Queries are YAML objects with optional clauses for filtering, sorting, and pagination:

query:
  types: [task]
  where:
    and:
      - 'status != "done"'
      - "priority >= 3"
  order_by:
    - field: due_date
      direction: asc
  limit: 20

The expression language supports field access, comparison, boolean logic, string and list methods, date arithmetic, and link traversal:

status == "open" && tags.contains("urgent")
due_date < today() + "7d"
assignee.asFile().team == "engineering"

Validation is progressive

Collections work with no types at all — every file is an untyped record. Types can be added incrementally, and validation severity is configurable per-collection or per-type (off, warn, error). Strictness controls whether unknown fields are allowed, warned, or rejected.

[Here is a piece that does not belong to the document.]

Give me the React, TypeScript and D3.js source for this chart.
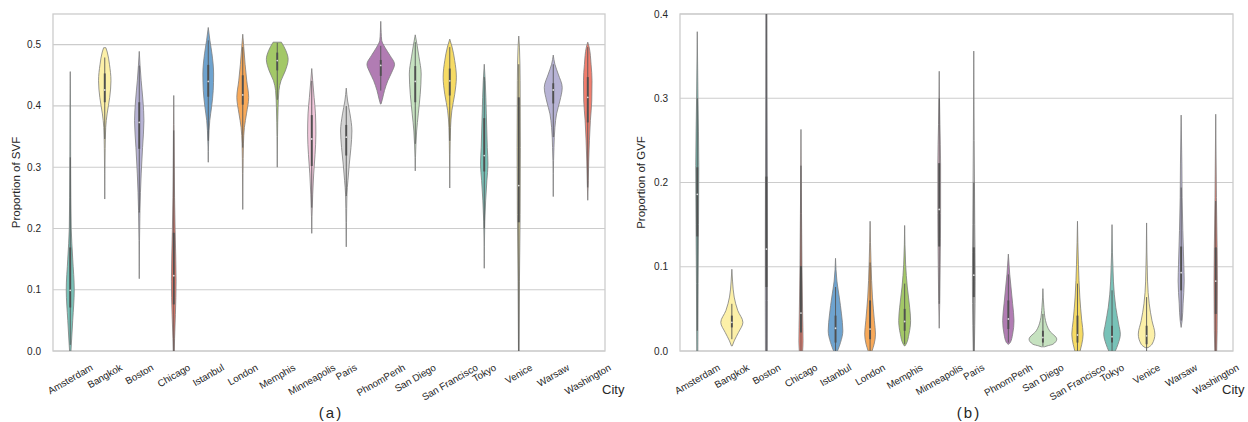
import { useRef, useEffect } from "react";
import * as d3 from "d3";

const cities = [
	"Amsterdam", "Bangkok", "Boston", "Chicago", "Istanbul", "London", "Memphis", "Minneapolis",
	"Paris", "PhnomPenh", "San Diego", "San Francisco", "Tokyo", "Venice", "Warsaw", "Washington",
];

const svfTicks = [0, 0.1, 0.2, 0.3, 0.4, 0.5];
const gvfTicks = [0, 0.1, 0.2, 0.3, 0.4];

// violin outline per city: [value, relative half-width], top to bottom
const svfShape = [
	[[0.456, 0], [0.4, 0.02], [0.3, 0.03], [0.2, 0.07], [0.15, 0.18], [0.1, 0.29], [0.05, 0.18], [0.0, 0.05]],
	[[0.495, 0.08], [0.488, 0.18], [0.468, 0.34], [0.441, 0.45], [0.414, 0.36], [0.387, 0.17], [0.365, 0.07], [0.33, 0.03], [0.248, 0]],
	[[0.489, 0], [0.466, 0.06], [0.441, 0.14], [0.408, 0.27], [0.376, 0.34], [0.332, 0.24], [0.289, 0.14], [0.229, 0.05], [0.18, 0.02], [0.118, 0]],
	[[0.417, 0], [0.37, 0.02], [0.3, 0.04], [0.25, 0.06], [0.196, 0.1], [0.114, 0.17], [0.06, 0.12], [0.02, 0.06], [0.0, 0.04]],
	[[0.528, 0], [0.507, 0.12], [0.485, 0.27], [0.452, 0.39], [0.425, 0.36], [0.398, 0.24], [0.376, 0.11], [0.343, 0.03], [0.308, 0]],
	[[0.517, 0], [0.5, 0.06], [0.468, 0.17], [0.441, 0.29], [0.414, 0.43], [0.387, 0.27], [0.365, 0.12], [0.338, 0.05], [0.29, 0.02], [0.231, 0]],
	[[0.504, 0.3], [0.49, 0.63], [0.476, 0.79], [0.457, 0.58], [0.441, 0.27], [0.425, 0.12], [0.397, 0.06], [0.35, 0.02], [0.3, 0]],
	[[0.461, 0], [0.441, 0.07], [0.414, 0.17], [0.387, 0.27], [0.354, 0.3], [0.321, 0.24], [0.289, 0.14], [0.256, 0.07], [0.22, 0.02], [0.192, 0]],
	[[0.429, 0], [0.408, 0.1], [0.387, 0.27], [0.359, 0.41], [0.332, 0.34], [0.305, 0.22], [0.278, 0.12], [0.256, 0.05], [0.21, 0.02], [0.17, 0]],
	[[0.538, 0], [0.52, 0.03], [0.507, 0.07], [0.496, 0.29], [0.482, 0.68], [0.468, 1.0], [0.455, 0.8], [0.441, 0.51], [0.425, 0.27], [0.411, 0.12], [0.403, 0.02]],
	[[0.516, 0], [0.501, 0.12], [0.48, 0.27], [0.452, 0.43], [0.419, 0.36], [0.387, 0.22], [0.359, 0.1], [0.338, 0.05], [0.294, 0]],
	[[0.509, 0], [0.496, 0.17], [0.474, 0.36], [0.447, 0.48], [0.419, 0.36], [0.392, 0.15], [0.365, 0.06], [0.32, 0.02], [0.266, 0]],
	[[0.468, 0], [0.441, 0.07], [0.387, 0.15], [0.332, 0.22], [0.305, 0.27], [0.278, 0.19], [0.245, 0.1], [0.212, 0.04], [0.17, 0.01], [0.135, 0]],
	[[0.514, 0], [0.496, 0.05], [0.441, 0.1], [0.332, 0.12], [0.223, 0.1], [0.114, 0.05], [0.0, 0.02]],
	[[0.483, 0], [0.468, 0.12], [0.452, 0.36], [0.43, 0.65], [0.408, 0.48], [0.387, 0.24], [0.365, 0.12], [0.332, 0.05], [0.29, 0.01], [0.252, 0]],
	[[0.504, 0], [0.496, 0.1], [0.468, 0.24], [0.441, 0.31], [0.408, 0.29], [0.376, 0.19], [0.343, 0.12], [0.31, 0.07], [0.278, 0.04], [0.246, 0]],
];

// [whisker low, q1, median, q3, whisker high]
const svfBox = [
	[0.01, 0.071, 0.099, 0.169, 0.316],
	[0.346, 0.406, 0.426, 0.453, 0.479],
	[0.226, 0.33, 0.373, 0.406, 0.466],
	[0.0, 0.076, 0.123, 0.193, 0.36],
	[0.343, 0.415, 0.44, 0.467, 0.507],
	[0.332, 0.402, 0.418, 0.45, 0.496],
	[0.41, 0.458, 0.474, 0.487, 0.503],
	[0.234, 0.302, 0.346, 0.385, 0.441],
	[0.253, 0.319, 0.349, 0.369, 0.4],
	[0.425, 0.449, 0.466, 0.475, 0.498],
	[0.338, 0.406, 0.44, 0.465, 0.504],
	[0.343, 0.417, 0.441, 0.461, 0.496],
	[0.2, 0.293, 0.319, 0.38, 0.447],
	[0.0, 0.21, 0.27, 0.414, 0.468],
	[0.349, 0.404, 0.426, 0.437, 0.468],
	[0.267, 0.373, 0.414, 0.447, 0.496],
];

const gvfShape = [
	[[0.379, 0], [0.3, 0.05], [0.22, 0.11], [0.15, 0.09], [0.08, 0.06], [0.0, 0.04]],
	[[0.097, 0], [0.083, 0.05], [0.064, 0.17], [0.048, 0.43], [0.034, 0.8], [0.022, 0.48], [0.012, 0.17], [0.006, 0.03]],
	[[0.42, 0.04], [0.3, 0.05], [0.2, 0.07], [0.12, 0.08], [0.06, 0.08], [0.0, 0.07]],
	[[0.263, 0], [0.2, 0.02], [0.163, 0.04], [0.103, 0.07], [0.044, 0.12], [0.012, 0.15], [0.0, 0.12]],
	[[0.11, 0], [0.083, 0.1], [0.064, 0.27], [0.044, 0.43], [0.024, 0.53], [0.01, 0.36], [0.0, 0.14]],
	[[0.154, 0], [0.103, 0.07], [0.064, 0.17], [0.036, 0.31], [0.02, 0.39], [0.008, 0.29], [0.0, 0.14]],
	[[0.149, 0], [0.103, 0.07], [0.076, 0.19], [0.052, 0.36], [0.036, 0.43], [0.02, 0.31], [0.008, 0.1], [0.006, 0.02]],
	[[0.332, 0], [0.3, 0.02], [0.269, 0.05], [0.222, 0.1], [0.163, 0.1], [0.103, 0.07], [0.06, 0.04], [0.027, 0]],
	[[0.356, 0], [0.25, 0.03], [0.15, 0.07], [0.083, 0.1], [0.03, 0.07], [0.0, 0.04]],
	[[0.115, 0], [0.091, 0.1], [0.076, 0.19], [0.056, 0.31], [0.036, 0.41], [0.02, 0.31], [0.01, 0.14], [0.008, 0.02]],
	[[0.074, 0], [0.052, 0.07], [0.036, 0.19], [0.024, 0.48], [0.014, 1.0], [0.008, 0.72], [0.006, 0.3], [0.005, 0.12]],
	[[0.154, 0], [0.103, 0.07], [0.064, 0.17], [0.036, 0.31], [0.02, 0.41], [0.008, 0.31], [0.0, 0.19]],
	[[0.15, 0], [0.083, 0.1], [0.052, 0.27], [0.032, 0.48], [0.02, 0.6], [0.008, 0.43], [0.0, 0.24]],
	[[0.152, 0], [0.083, 0.07], [0.056, 0.19], [0.036, 0.39], [0.02, 0.6], [0.008, 0.39], [0.004, 0.1]],
	[[0.28, 0], [0.222, 0.05], [0.182, 0.07], [0.143, 0.12], [0.103, 0.19], [0.083, 0.22], [0.056, 0.14], [0.036, 0.07], [0.028, 0]],
	[[0.281, 0], [0.182, 0.05], [0.123, 0.1], [0.083, 0.12], [0.024, 0.1], [0.0, 0.07]],
];

const gvfBox = [
	[0.024, 0.136, 0.186, 0.218, 0.3],
	[0.014, 0.028, 0.034, 0.042, 0.056],
	[0.0, 0.076, 0.121, 0.207, 0.4],
	[0.0, 0.022, 0.045, 0.101, 0.22],
	[0.0, 0.01, 0.027, 0.042, 0.076],
	[0.0, 0.014, 0.026, 0.06, 0.105],
	[0.008, 0.024, 0.035, 0.05, 0.08],
	[0.056, 0.124, 0.168, 0.223, 0.3],
	[0.0, 0.064, 0.09, 0.123, 0.2],
	[0.01, 0.026, 0.038, 0.06, 0.091],
	[0.006, 0.01, 0.016, 0.024, 0.044],
	[0.0, 0.01, 0.019, 0.042, 0.08],
	[0.0, 0.01, 0.017, 0.03, 0.072],
	[0.0, 0.008, 0.018, 0.03, 0.064],
	[0.036, 0.072, 0.093, 0.124, 0.194],
	[0.0, 0.044, 0.083, 0.123, 0.178],
];

const palette = [
	"#78c2b8", "#fcf0a8", "#b7b3d5", "#f27d6d", "#6ea3cf", "#f8a959",
	"#a3c867", "#f3c8dc", "#d4d4d4", "#b17cb3", "#c6e2c0", "#f6db64",
];

const W = 1248;
const H = 422;
const TOP = 14;
const BOTTOM = 351;
const FONT = "'Liberation Sans', Arial, Helvetica, sans-serif";

const drawPanel = (svg, p) => {
	const x = d3.scaleBand().domain(cities).range([p.x0, p.x1]).padding(0);
	const y = d3.scaleLinear().domain([0, p.max]).range([BOTTOM, TOP]);
	const g = svg.append("g");

	svg
		.append("clipPath")
		.attr("id", p.id)
		.append("rect")
		.attr("x", p.x0)
		.attr("y", TOP)
		.attr("width", p.x1 - p.x0)
		.attr("height", BOTTOM - TOP);

	// grid + frame
	g.selectAll(".grid")
		.data(p.ticks)
		.join("line")
		.attr("x1", p.x0)
		.attr("x2", p.x1)
		.attr("y1", (d) => y(d))
		.attr("y2", (d) => y(d))
		.attr("stroke", "#cccccc")
		.attr("stroke-width", 1.1);

	g.append("rect")
		.attr("x", p.x0)
		.attr("y", TOP)
		.attr("width", p.x1 - p.x0)
		.attr("height", BOTTOM - TOP)
		.attr("fill", "none")
		.attr("stroke", "#cccccc")
		.attr("stroke-width", 1.3);

	// y tick labels
	g.selectAll(".ytick")
		.data(p.ticks)
		.join("text")
		.attr("x", p.x0 - 12)
		.attr("y", (d) => y(d))
		.attr("dy", "0.35em")
		.attr("text-anchor", "end")
		.attr("font-size", 10)
		.attr("fill", "#262626")
		.text((d) => d3.format(".1f")(d));

	g.append("text")
		.attr("transform", `translate(${p.ylabelX},${(TOP + BOTTOM) / 2}) rotate(-90)`)
		.attr("text-anchor", "middle")
		.attr("dy", "0.35em")
		.attr("font-size", 11.5)
		.attr("fill", "#262626")
		.text(p.ylabel);

	// violins
	const hw = x.bandwidth() * 0.4;
	const vg = g.append("g").attr("clip-path", `url(#${p.id})`);

	cities.forEach((c, i) => {
		const cx = x(c) + x.bandwidth() / 2;
		const area = d3
			.area()
			.y((d) => y(d[0]))
			.x0((d) => cx - d[1] * hw)
			.x1((d) => cx + d[1] * hw)
			.curve(d3.curveMonotoneY);

		vg.append("path")
			.attr("d", area(p.shapes[i]))
			.attr("fill", palette[i % palette.length])
			.attr("stroke", "#7d7d7d")
			.attr("stroke-width", 0.8);

		const [lo, q1, med, q3, hi] = p.boxes[i];
		vg.append("line")
			.attr("x1", cx)
			.attr("x2", cx)
			.attr("y1", y(hi))
			.attr("y2", y(lo))
			.attr("stroke", "#555555")
			.attr("stroke-width", 0.9);
		vg.append("line")
			.attr("x1", cx)
			.attr("x2", cx)
			.attr("y1", y(q3))
			.attr("y2", y(q1))
			.attr("stroke", "#505050")
			.attr("stroke-width", 1.9);
		vg.append("circle")
			.attr("cx", cx)
			.attr("cy", y(med))
			.attr("r", 0.9)
			.attr("fill", "#d8d8d8");
	});

	// rotated x tick labels, box centred under each tick
	cities.forEach((c) => {
		const cx = x(c) + x.bandwidth() / 2;
		const t = g
			.append("text")
			.attr("text-anchor", "middle")
			.attr("dominant-baseline", "central")
			.attr("font-size", 9.8)
			.attr("fill", "#262626")
			.text(c);
		const w = t.node().getComputedTextLength();
		const boxH = w * 0.5 + 9.8 * 0.8 * 0.866;
		t.attr("transform", `translate(${cx},${BOTTOM + 12 + boxH / 2}) rotate(-30)`);
	});

	g.append("text")
		.attr("x", p.cityX)
		.attr("y", 394)
		.attr("font-size", 13)
		.attr("fill", "#262626")
		.text("City");

	g.append("text")
		.attr("x", p.tagX)
		.attr("y", 418)
		.attr("text-anchor", "middle")
		.attr("font-size", 15)
		.attr("letter-spacing", 2)
		.attr("fill", "#262626")
		.text(p.tag);
};

const App = () => {
	const svgRef = useRef(null);

	useEffect(() => {
		const svg = d3.select(svgRef.current);
		svg.selectAll("*").remove();

		drawPanel(svg, {
			id: "clip-svf",
			x0: 53,
			x1: 605,
			max: 0.55,
			ticks: svfTicks,
			shapes: svfShape,
			boxes: svfBox,
			ylabel: "Proportion of SVF",
			ylabelX: 16,
			tag: "(a)",
			tagX: 331,
			cityX: 602,
		});

		drawPanel(svg, {
			id: "clip-gvf",
			x0: 680,
			x1: 1233,
			max: 0.4,
			ticks: gvfTicks,
			shapes: gvfShape,
			boxes: gvfBox,
			ylabel: "Proportion of GVF",
			ylabelX: 641,
			tag: "(b)",
			tagX: 969,
			cityX: 1222,
		});
	}, []);

	return (
		<svg
			ref={svgRef}
			width={W}
			height={H}
			style={{ position: "absolute", left: 0, top: 0, background: "#fff", fontFamily: FONT }}
		></svg>
	);
};

export default App;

Links connect records across the collection

Records can reference each other using wikilinks ([[alice]]) or markdown links ([Alice](../people/alice.md)). When a file is renamed, conforming tools update all references automatically.

Conformance is levelled

Implementations don't need to support everything. Six conformance levels let tools start with basic CRUD (Level 1) and progressively add matching, querying, links, reference updates, and caching. See §14 for details.


Specification Structure

Document Description
01-terminology.md Definitions of key terms
02-collection-layout.md How tools identify and scan collections
03-frontmatter.md Frontmatter parsing, null semantics, serialization
04-configuration.md The mdbase.yaml configuration file
05-types.md Type definitions as markdown files
06-matching.md How tools match files to types
07-field-types.md Primitive and composite field types
08-links.md Link syntax, parsing, resolution
09-validation.md Validation levels and error reporting
10-querying.md Query model, filters, sorting
11-expressions.md Expression language for filters and formulas
12-operations.md Create, Read, Update, Delete, Rename
13-caching.md Optional caching and indexing
14-conformance.md Conformance levels and testing
15-watching.md Watch mode and change events
Appendix A Complete examples
Appendix B Formal expression grammar
Appendix C Standard error codes
Appendix D Compatibility with existing tools

Versioning

This specification uses semantic versioning. The current version is 0.2.1. Breaking changes may occur before 1.0.0.

Tools should declare which specification version they implement and should reject configuration files with unsupported spec_version values.


License

This specification is released under the MIT License.